---- Supplied material

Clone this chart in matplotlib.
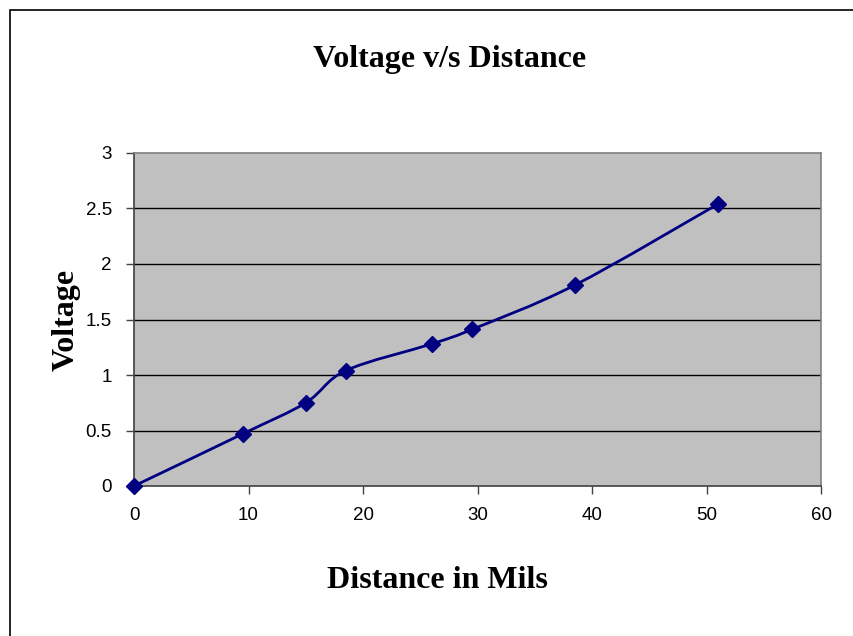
import numpy as np
import matplotlib.pyplot as plt
from matplotlib.path import Path
from matplotlib.patches import PathPatch, Rectangle

# Readings taken off the reference chart
distance = [0, 9.5, 15, 18.5, 26, 29.5, 38.5, 51]
voltage = [0, 0.47, 0.75, 1.04, 1.28, 1.41, 1.81, 2.54]

x_ticks = [0, 10, 20, 30, 40, 50, 60]
y_ticks = [0, 0.5, 1, 1.5, 2, 2.5, 3]
y_ticklabels = ["0", "0.5", "1", "1.5", "2", "2.5", "3"]

navy = "#000080"

fig = plt.figure(figsize=(8.54, 6.36), dpi=100)
fig.patch.set_facecolor("white")

# outer chart frame (runs off the right/bottom of the image in the reference)
fig.patches.append(Rectangle((10 / 854, -0.05), 1.0, (636 - 10) / 636 + 0.05,
                             transform=fig.transFigure, fill=False,
                             edgecolor="black", linewidth=1.2))

ax = fig.add_axes([134 / 854, (636 - 486) / 636, 687 / 854, 333 / 636])
ax.set_facecolor("#C0C0C0")
ax.set_xlim(0, 60)
ax.set_ylim(0, 3)

for y in y_ticks[1:-1]:
    ax.axhline(y, color="black", linewidth=1.0, zorder=1)

# Excel-style smoothed line: cubic Bezier through the points
pts = np.column_stack([distance, voltage]).astype(float)
verts = [pts[0]]
codes = [Path.MOVETO]
n = len(pts)
for i in range(n - 1):
    p0 = pts[i - 1] if i > 0 else pts[i]
    p1 = pts[i]
    p2 = pts[i + 1]
    p3 = pts[i + 2] if i + 2 < n else pts[i + 1]
    c1 = p1 + (p2 - p0) / 6.0
    c2 = p2 - (p3 - p1) / 6.0
    verts += [c1, c2, p2]
    codes += [Path.CURVE4] * 3
ax.add_patch(PathPatch(Path(verts, codes), fill=False, edgecolor=navy,
                       linewidth=2.0, zorder=3, clip_on=False))
ax.plot(distance, voltage, linestyle="none", marker="D", markersize=8,
        color=navy, zorder=4, clip_on=False)

for side in ["top", "right"]:
    ax.spines[side].set_color("#808080")
    ax.spines[side].set_linewidth(1.2)
for side in ["left", "bottom"]:
    ax.spines[side].set_color("#404040")
    ax.spines[side].set_linewidth(1.2)

ax.set_xticks(x_ticks)
ax.set_yticks(y_ticks)
ax.set_yticklabels(y_ticklabels)
ax.tick_params(direction="out", length=6, width=1, color="#404040",
               labelsize=13.5)
ax.tick_params(axis="x", pad=9)
ax.tick_params(axis="y", pad=10)
for lab in ax.get_xticklabels() + ax.get_yticklabels():
    lab.set_family("Liberation Sans")

label_font = dict(fontfamily="Liberation Serif", fontweight="bold",
                  fontsize=23, ha="center", va="center")
fig.text(450 / 854, 1 - 60 / 636, "Voltage v/s Distance", **label_font)
fig.text(437 / 854, 1 - 580 / 636, "Distance in Mils", **label_font)
fig.text(66 / 854, 1 - 320 / 636, "Voltage", rotation=90, **label_font)

plt.savefig("out.png", dpi=100)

--------

• What you are asked to do: Without the pictures, write out all of the material exactly.

• Exercise solution:
Clone this chart in matplotlib.
import numpy as np
import matplotlib.pyplot as plt
from matplotlib.path import Path
from matplotlib.patches import PathPatch, Rectangle

# Readings taken off the reference chart
distance = [0, 9.5, 15, 18.5, 26, 29.5, 38.5, 51]
voltage = [0, 0.47, 0.75, 1.04, 1.28, 1.41, 1.81, 2.54]

x_ticks = [0, 10, 20, 30, 40, 50, 60]
y_ticks = [0, 0.5, 1, 1.5, 2, 2.5, 3]
y_ticklabels = ["0", "0.5", "1", "1.5", "2", "2.5", "3"]

navy = "#000080"

fig = plt.figure(figsize=(8.54, 6.36), dpi=100)
fig.patch.set_facecolor("white")

# outer chart frame (runs off the right/bottom of the image in the reference)
fig.patches.append(Rectangle((10 / 854, -0.05), 1.0, (636 - 10) / 636 + 0.05,
                             transform=fig.transFigure, fill=False,
                             edgecolor="black", linewidth=1.2))

ax = fig.add_axes([134 / 854, (636 - 486) / 636, 687 / 854, 333 / 636])
ax.set_facecolor("#C0C0C0")
ax.set_xlim(0, 60)
ax.set_ylim(0, 3)

for y in y_ticks[1:-1]:
    ax.axhline(y, color="black", linewidth=1.0, zorder=1)

# Excel-style smoothed line: cubic Bezier through the points
pts = np.column_stack([distance, voltage]).astype(float)
verts = [pts[0]]
codes = [Path.MOVETO]
n = len(pts)
for i in range(n - 1):
    p0 = pts[i - 1] if i > 0 else pts[i]
    p1 = pts[i]
    p2 = pts[i + 1]
    p3 = pts[i + 2] if i + 2 < n else pts[i + 1]
    c1 = p1 + (p2 - p0) / 6.0
    c2 = p2 - (p3 - p1) / 6.0
    verts += [c1, c2, p2]
    codes += [Path.CURVE4] * 3
ax.add_patch(PathPatch(Path(verts, codes), fill=False, edgecolor=navy,
                       linewidth=2.0, zorder=3, clip_on=False))
ax.plot(distance, voltage, linestyle="none", marker="D", markersize=8,
        color=navy, zorder=4, clip_on=False)

for side in ["top", "right"]:
    ax.spines[side].set_color("#808080")
    ax.spines[side].set_linewidth(1.2)
for side in ["left", "bottom"]:
    ax.spines[side].set_color("#404040")
    ax.spines[side].set_linewidth(1.2)

ax.set_xticks(x_ticks)
ax.set_yticks(y_ticks)
ax.set_yticklabels(y_ticklabels)
ax.tick_params(direction="out", length=6, width=1, color="#404040",
               labelsize=13.5)
ax.tick_params(axis="x", pad=9)
ax.tick_params(axis="y", pad=10)
for lab in ax.get_xticklabels() + ax.get_yticklabels():
    lab.set_family("Liberation Sans")

label_font = dict(fontfamily="Liberation Serif", fontweight="bold",
                  fontsize=23, ha="center", va="center")
fig.text(450 / 854, 1 - 60 / 636, "Voltage v/s Distance", **label_font)
fig.text(437 / 854, 1 - 580 / 636, "Distance in Mils", **label_font)
fig.text(66 / 854, 1 - 320 / 636, "Voltage", rotation=90, **label_font)

plt.savefig("out.png", dpi=100)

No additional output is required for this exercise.